The first thing to do with trig substitution problems, especially if you have time, is to draw them out. Note that the expression in the denominator - #sqrt(144+x^2)# - resembles the Pythagorean Theorem, which says for any right triangle, the hypotenuse is #sqrt(a^2+b^2)#. We could rewrite #sqrt(144+x^2)# as #sqrt((12)^2+x^2)#, which looks pretty much the same as the theorem, with #a = 12# and #b = x#. Using this info, we can make a pretty picture of this problem:
Step 2: Define a Few Things
From the image, we see that #tan(theta) = x/12# and furthermore, #12tan(theta) = x#. Taking the derivative of both sides, we see that #(dx)/(d theta) = 12sec^2(theta)#. Multiplying both sides by #d theta# yields #dx = 12sec^2(theta)d theta#.

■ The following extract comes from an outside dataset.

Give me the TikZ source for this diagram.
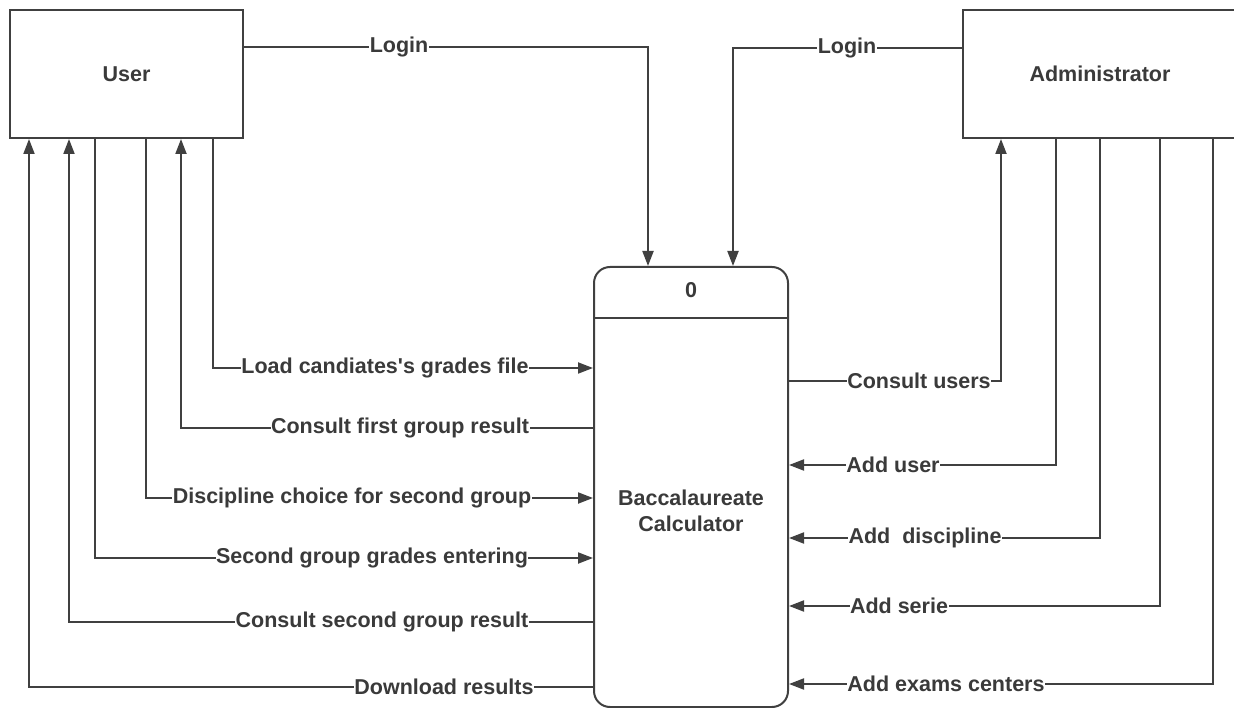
\documentclass[tikz,border=0pt]{standalone}
\usepackage{fontspec}
\setmainfont{Liberation Sans}[Ligatures=TeXOff]
\usetikzlibrary{arrows.meta}
\definecolor{ink}{RGB}{64,64,64}
\definecolor{txt}{RGB}{58,58,58}
\begin{document}
\begin{tikzpicture}[x=1pt,y=-1pt,
  every node/.style={font=\fontsize{21.5}{26}\selectfont\bfseries, text=txt},
  ent/.style={draw=ink, line width=2pt, fill=white, inner sep=0pt},
  proc/.style={draw=ink, line width=2pt, rounded corners=16pt, minimum width=194pt, minimum height=440pt, inner sep=0pt},
  conn/.style={draw=ink, line width=2pt},
  arr/.style={conn, -{Triangle[length=15pt,width=11pt]}},
  lbl/.style={fill=white, inner xsep=0.5pt, inner ysep=1pt}
]
\useasboundingbox (0,0) rectangle (1234,708);
\clip (0,0) rectangle (1234,708);

% entities
\node[ent, minimum width=233pt, minimum height=128pt] (user) at (126.5,74) {User};
\node[ent, minimum width=274pt, minimum height=128pt] (admin) at (1100,74) {Administrator};

% process
\node[proc] (proc) at (691,487) {};
\coordinate (div) at (0,318);
\draw[conn] (proc.west |- div) -- (proc.east |- div);
\node (pid) at (691,290) {0};
\node[align=center] (pname) at (691,511) {Baccalaureate\\Calculator};

% turning points
\coordinate (l0) at (648,47);
\coordinate (r0) at (733,48);
\coordinate (l1) at (213,368);
\coordinate (l2) at (181,428);
\coordinate (l3) at (146,498);
\coordinate (l4) at (95,558);
\coordinate (l5) at (69,622);
\coordinate (l6) at (29,687);
\coordinate (r1) at (1001,381);
\coordinate (r2) at (1056,465);
\coordinate (r3) at (1100,538);
\coordinate (r4) at (1160,606);
\coordinate (r5) at (1213,684);

% connectors
\draw[arr] (user.east |- l0) -| (proc.north -| l0);
\draw[arr] (admin.west |- r0) -| (proc.north -| r0);
\draw[arr] (user.south -| l1) |- (proc.west |- l1);
\draw[arr] (proc.west |- l2) -| (user.south -| l2);
\draw[arr] (user.south -| l3) |- (proc.west |- l3);
\draw[arr] (user.south -| l4) |- (proc.west |- l4);
\draw[arr] (proc.west |- l5) -| (user.south -| l5);
\draw[arr] (proc.west |- l6) -| (user.south -| l6);
\draw[arr] (proc.east |- r1) -| (admin.south -| r1);
\draw[arr] (admin.south -| r2) |- (proc.east |- r2);
\draw[arr] (admin.south -| r3) |- (proc.east |- r3);
\draw[arr] (admin.south -| r4) |- (proc.east |- r4);
\draw[arr] (admin.south -| r5) |- (proc.east |- r5);

% labels
\node[lbl] (t0) at (399,47) {Login};
\node[lbl] (t7) at (847,48) {Login};
\node[lbl] (t1) at (385,368) {Load candiates's grades file};
\node[lbl] (t2) at (400,428) {Consult first group result};
\node[lbl] (t3) at (352,498) {Discipline choice for second group};
\node[lbl] (t4) at (372,558) {Second group grades entering};
\node[lbl] (t5) at (382,622) {Consult second group result};
\node[lbl] (t6) at (444,687) {Download results};
\node[lbl] (t8) at (919,381) {Consult users};
\node[lbl] (t9) at (893,465) {Add user};
\node[lbl] (t10) at (925,538) {Add\ \ discipline};
\node[lbl] (t11) at (899,606) {Add serie};
\node[lbl] (t12) at (946,684) {Add exams centers};
\end{tikzpicture}
\end{document}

Step 3: Trigonometric Substitution
Now we can finally take this information and apply it to the problem. Making substitutions, our integral becomes:
#int (12tan(theta))/(sqrt(144+(12tan(theta))^2)) 12sec^2(theta)d theta#
Step 4: Simplification
This tends to be pretty long, so bear with me here.
#=144int (tan(theta)sec^2(theta))/(sqrt(144+144tan^2(theta))) d theta#
#=144int (tan(theta)sec^2(theta))/(sqrt(144(1+tan^2(theta)))) d theta#
#=144int (tan(theta)sec^2(theta))/(12sqrt(1+tan^2(theta))) d theta#
#=12int (tan(theta)sec^2(theta))/(sqrt(1+tan^2(theta))) d theta#
Remember the Pythagorean Identities from trig? One of those identities is #1+tan^2(theta) = sec^2(theta)#. Using that fact,
#=12int (tan(theta)sec^2(theta))/(sqrt(sec^2(theta))) d theta#
#=12int (tan(theta)sec^2(theta))/(sec(theta)) d theta#
#=12int tan(theta)sec(theta)d theta#
Hm...think about it for a moment. What function's derivative is #tan(theta)sec(theta)#? Secant, of course! Which means our integral is...
#12sec(theta)+C#.
You might think we're done, but wait a minute. The problem was given to us in terms of #x#; our answer is in terms of #theta#. That leads us to...
Step 5: Reverse Substitution
Wonder why I told you to draw the problem? Because now we can clearly see from the triangle above that #sec(theta) = sqrt(144+x^2)/12#. Lastly, we deal with that pesky #12# in front of secant. Note that multiplying #12# to both sides of #sec(theta) = sqrt(144+x^2)/12# gives us #12sec(theta) = sqrt(144+x^2)#. Now that our answer is in terms of #x#, we can officially say we're done.
Final answer: #int x/sqrt(144+x^2) dx = sqrt(144+x^2)+C#